El epígrafe de Vicente Leñero, que introduce el texto, nos remite a ambos: “El corazón me ocupaba todo el cuerpo”. En sentido epistémico, la hipérbole falta a la verdad por su exceso, su falta de precisión, para dar otro tipo de verdad: la de la intensidad del sentimiento, la de “la violencia del amor”. El corazón es el motor emotivo, sentimental y pasional que guía los destinos, responsable de los vínculos sanguíneos entre hombres, mujeres y animales siempre arbitrarios según la novela que nos ocupa, y puede sentirse, como sugiere Leñero, en todo el cuerpo: “¿Qué otra cosa mejor había en el mundo que sentir su calor, el que bullía en su cintura y en su vientre, el latido de su corazón bajo el pecho izquierdo y en las arterias podía sentirla latir en los muslos y cuando se echaba encima suyo con todo su peso oía con delicia la respiración entrecortada de la madre, porque él la aplastaba adrede sobre los pulmones?”.

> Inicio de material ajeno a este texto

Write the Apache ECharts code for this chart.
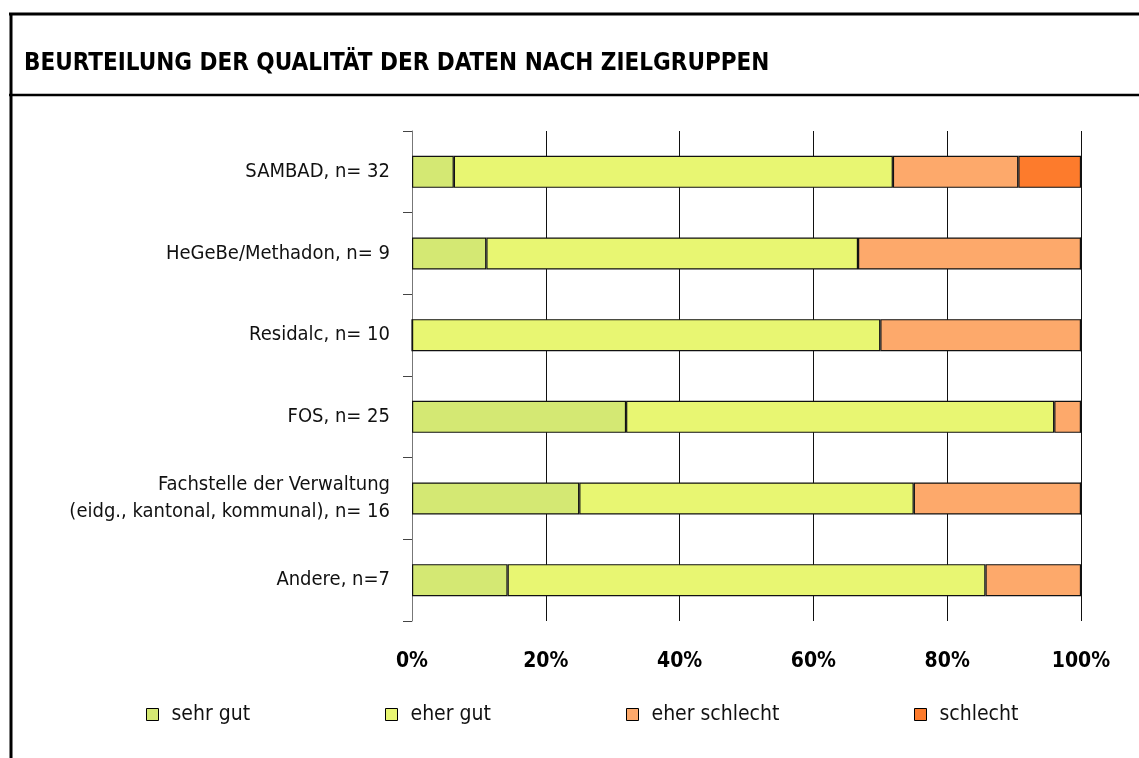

La prueba viviente narra un día en la vida de Mendo: el de su cumpleaños número veinte. Es un relato de iniciación: tiene relaciones sexuales con una mujer y asesina accidentalmente a un hombre, aunque se proponía un desquite más ambicioso contra el sistema planetario. Con toda la carga simbólica que quiera dársele: Dina, la mujer, actúa como una madre que, con reminiscencias bíblicas, lava sus pies. Su padre, casi una entelequia como un desconocido inmigrante chino, al que apenas recuerda apartándolo del calor de su madre durante un fatídico viaje en tren, y al que, de algún modo, traiciona desgranando su modesta herencia a través de ventas por Internet.

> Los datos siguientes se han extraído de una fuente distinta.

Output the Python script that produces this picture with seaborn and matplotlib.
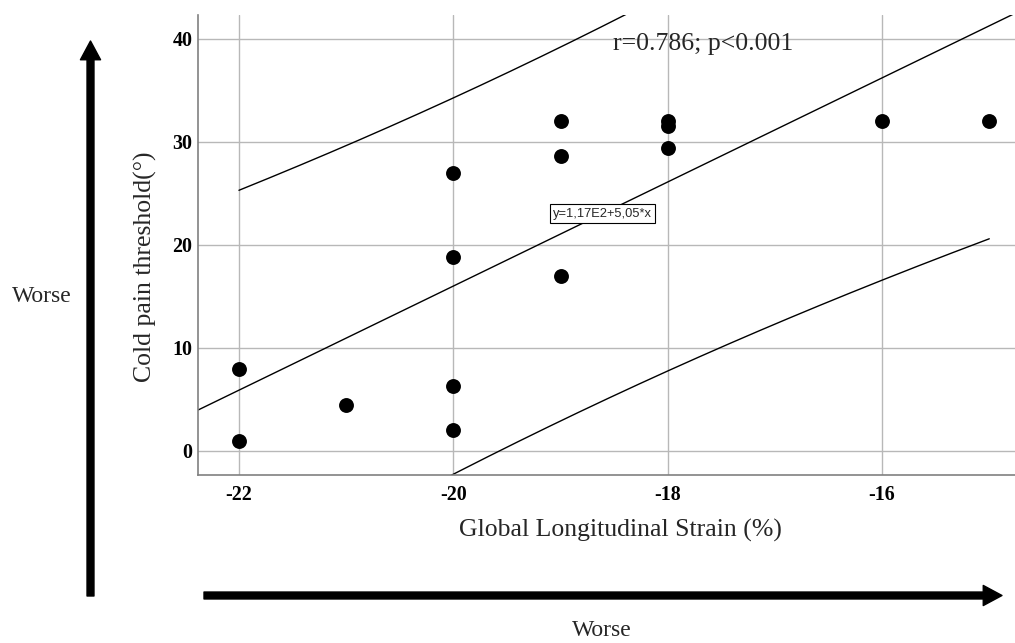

Su suerte su mala suerte involucra directa o indirectamente los destinos de Clara, Dina, Arturo, la señora Coll, Wang, el padre Luis, muchos de ellos señalados en el texto como la prueba viviente de algo negativo o desafortunado: el desconsuelo por la pérdida temprana de una madre o de una parte del cuerpo, el sufrimiento que acarrea enamorarse, la falta de dignidad de los hombres, el sinsentido de la existencia. La trama de la novela, ajustadamente urdida, logra que cada uno de los protagonistas realice al menos una acción que desbarate o mine la solidez de la prueba que parecían encarnar. Esos hechos acontecen intempestivos, en la implosión de un instante irracional. Los personajes se vuelven entonces prueba de otra cosa: la aparente lógica racional de sus actos estaba minada desde el vamos por el oscuro corazón humano, que justamente el melodrama, como parada enunciativa sentimental, fatalista e hiperbólica, quiere iluminar. Son entonces los mitos quienes hacen latir el corazón de los mortales, en el entramado de referencias al arte, la religión, la magia y el sueño, que resulta la novela en su tránsito sanguíneo de la tragedia (Macbeth) a la comedia del Cimbelino, escenario de los hechos.

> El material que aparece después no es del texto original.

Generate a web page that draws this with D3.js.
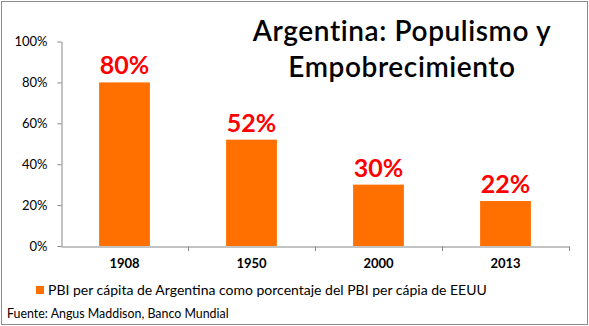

La prueba viviente se burla de los nombres y de las cifras. Todos defraudan irónicamente sus pretensiones de exactitud. El lenguaje mismo parece propenso a la irrisión: su ambigüedad constitutiva produce confusiones hasta en las frases hechas. Y junto a la ya mencionada hipérbole, que opera como un recurso humorístico a cada paso, su capacidad asociativa contrasta Brasil con Pozo Quemado, un anónimo Mendo con un popular Ayrton Senna, una estrella que no termina de asomar en el firmamento con una escena mundana que manifiesta el fracaso de absoluto y epicidad de los humanos, apenas pruebas vivientes del intento por habitar un mundo.